New England Law Review
- Discipline: Law
- Language: English
- Edited by: Kyle Sutton

Publication details
- Former name: Portia Law Journal
- History: 1965 to present
- Publisher: New England Law Boston (United States)
- Frequency: quarterly

Standard abbreviations
- Bluebook: New Eng. L. Rev.
- ISO 4: N. Engl. Law Rev.

Indexing
- ISSN: 0028-4823
- OCLC no.: 818988564

Links
- Journal homepage;

= New England Law Review =

The New England Law Review is a law review that was established in 1965 as the Portia Law Journal. It obtained its current name when Portia Law School changed its name to New England School of Law in 1969. It is run by students and currently publishes four issues annually. The review also conducts Fall and Spring symposiums.

==The Forum ==
The New England Law Review Forum is a semi-standalone online publication. The Forum supplements the printed journal and features timely articles that are especially pertinent to legal discourse. The Forum also regularly publishes professor blogs and a podcast. In addition the articles that are only available through the Forum, the website also publishes the journal's printed volumes. The Forum has since replaced the previous online extension On Remand.
== On Remand ==
On Remand was developed and launched by the members of the Volume 45 editorial board.

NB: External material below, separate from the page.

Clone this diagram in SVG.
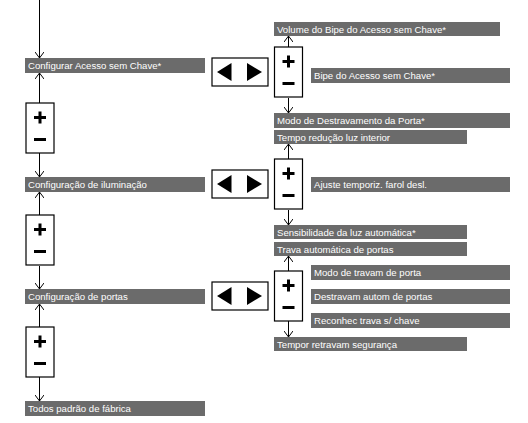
<svg xmlns="http://www.w3.org/2000/svg" width="528" height="423" viewBox="0 0 528 423">
<style>
.bar{fill:#6b6b6b}
.lbl{font-family:"Liberation Sans",Arial,sans-serif;font-size:9.6px;fill:#ffffff}
.box{fill:#ffffff;stroke:#000000;stroke-width:1.2}
.sym{fill:#000000}
.con{stroke:#000000;stroke-width:1;fill:none}
</style>
<defs>
<marker id="ah" viewBox="0 0 6 9" refX="6" refY="4.5" markerWidth="6" markerHeight="9" markerUnits="userSpaceOnUse" orient="auto">
<path d="M0,0 L6,4.5 L0,9" fill="none" stroke="#000" stroke-width="1"/>
</marker>
<g id="pm">
<rect class="box" x="0" y="0" width="28" height="50"/>
<rect class="sym" x="8" y="13" width="12" height="3"/>
<rect class="sym" x="12.5" y="8.5" width="3" height="12"/>
<rect class="sym" x="8" y="35" width="12" height="3"/>
</g>
<g id="lr">
<rect class="box" x="0" y="0" width="56" height="28"/>
<polygon class="sym" points="5,14 19.5,5 19.5,23"/>
<polygon class="sym" points="35,5 35,23 50,14"/>
</g>
</defs>
<g id="connectors">
<line class="con" x1="39.5" y1="0" x2="39.5" y2="58" marker-end="url(#ah)"/>
<line class="con" x1="39.5" y1="103" x2="39.5" y2="73" marker-end="url(#ah)"/>
<line class="con" x1="39.5" y1="153" x2="39.5" y2="177" marker-end="url(#ah)"/>
<line class="con" x1="39.5" y1="215" x2="39.5" y2="192" marker-end="url(#ah)"/>
<line class="con" x1="39.5" y1="266" x2="39.5" y2="289" marker-end="url(#ah)"/>
<line class="con" x1="39.5" y1="327" x2="39.5" y2="304" marker-end="url(#ah)"/>
<line class="con" x1="39.5" y1="377" x2="39.5" y2="401" marker-end="url(#ah)"/>
<line class="con" x1="288.5" y1="47" x2="288.5" y2="36" marker-end="url(#ah)"/>
<line class="con" x1="288.5" y1="98" x2="288.5" y2="113" marker-end="url(#ah)"/>
<line class="con" x1="288.5" y1="159" x2="288.5" y2="144" marker-end="url(#ah)"/>
<line class="con" x1="288.5" y1="210" x2="288.5" y2="225" marker-end="url(#ah)"/>
<line class="con" x1="288.5" y1="272" x2="288.5" y2="256" marker-end="url(#ah)"/>
<line class="con" x1="288.5" y1="321" x2="288.5" y2="337" marker-end="url(#ah)"/>
</g>
<g id="n-acesso"><rect class="bar" x="25" y="58" width="180" height="15"/><text class="lbl" x="28" y="69">Configurar Acesso sem Chave*</text></g>
<g id="n-ilum"><rect class="bar" x="25" y="177" width="180" height="15"/><text class="lbl" x="28" y="188">Configuração de iluminação</text></g>
<g id="n-portas"><rect class="bar" x="25" y="289" width="180" height="15"/><text class="lbl" x="28" y="300">Configuração de portas</text></g>
<g id="n-todos"><rect class="bar" x="25" y="401" width="180" height="15"/><text class="lbl" x="28" y="412">Todos padrão de fábrica</text></g>
<g id="pm-1"><use href="#pm" x="26" y="103"/></g>
<g id="pm-2"><use href="#pm" x="26" y="215"/></g>
<g id="pm-3"><use href="#pm" x="26" y="327"/></g>
<g id="lr-1"><use href="#lr" x="212" y="58"/></g>
<g id="lr-2"><use href="#lr" x="212" y="170"/></g>
<g id="lr-3"><use href="#lr" x="212" y="282"/></g>
<g id="pm-a"><use href="#pm" x="274.5" y="47"/></g>
<g id="pm-b"><use href="#pm" x="274.5" y="159"/></g>
<g id="pm-c"><use href="#pm" x="274.5" y="271"/></g>
<g id="n-volume"><rect class="bar" x="274" y="22" width="226" height="14"/><text class="lbl" x="277" y="32.5">Volume do Bipe do Acesso sem Chave*</text></g>
<g id="n-bipe"><rect class="bar" x="311" y="68" width="199" height="15"/><text class="lbl" x="314" y="79">Bipe do Acesso sem Chave*</text></g>
<g id="n-destrav"><rect class="bar" x="274" y="113" width="236" height="15"/><text class="lbl" x="277" y="124">Modo de Destravamento da Porta*</text></g>
<g id="n-tempo"><rect class="bar" x="274" y="130" width="193" height="14"/><text class="lbl" x="277" y="140.5">Tempo redução luz interior</text></g>
<g id="n-ajuste"><rect class="bar" x="311" y="177" width="199" height="15"/><text class="lbl" x="314" y="188">Ajuste temporiz. farol desl.</text></g>
<g id="n-sens"><rect class="bar" x="274" y="225" width="193" height="14"/><text class="lbl" x="277" y="235.5">Sensibilidade da luz automática*</text></g>
<g id="n-trava"><rect class="bar" x="274" y="242" width="193" height="14"/><text class="lbl" x="277" y="252.5">Trava automática de portas</text></g>
<g id="n-modotrav"><rect class="bar" x="311" y="265" width="199" height="15"/><text class="lbl" x="314" y="276">Modo de travam de porta</text></g>
<g id="n-destautom"><rect class="bar" x="311" y="289" width="199" height="15"/><text class="lbl" x="314" y="300">Destravam autom de portas</text></g>
<g id="n-reconhec"><rect class="bar" x="311" y="313" width="199" height="15"/><text class="lbl" x="314" y="324">Reconhec trava s/ chave</text></g>
<g id="n-retrav"><rect class="bar" x="274" y="337" width="193" height="14"/><text class="lbl" x="277" y="347.5">Tempor retravam segurança</text></g>
</svg>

It is an online extension of the review's print content: it features original works, unique legal commentaries, and responses to articles printed in the review.

== Lex Per Sonus ==
Lex Per Sonus was developed as the new version of the New England Law Review's podcast by Volume 59 Executive Online Editor Damien Wilson and Podcast Editor Agripino Kennedy. The podcast featured six episodes during the Volume 59 season.

== Membership ==
The New England Law Review consists of approximately sixty second- and third-year law students at the New England School of Law. To become a member of the review, students completing their first-year in the top fifty percent of their class may participate in a spring write-on competition. Based on performance in this competition, approximately thirty students are invited to join the review, beginning in the Fall semester of their second year.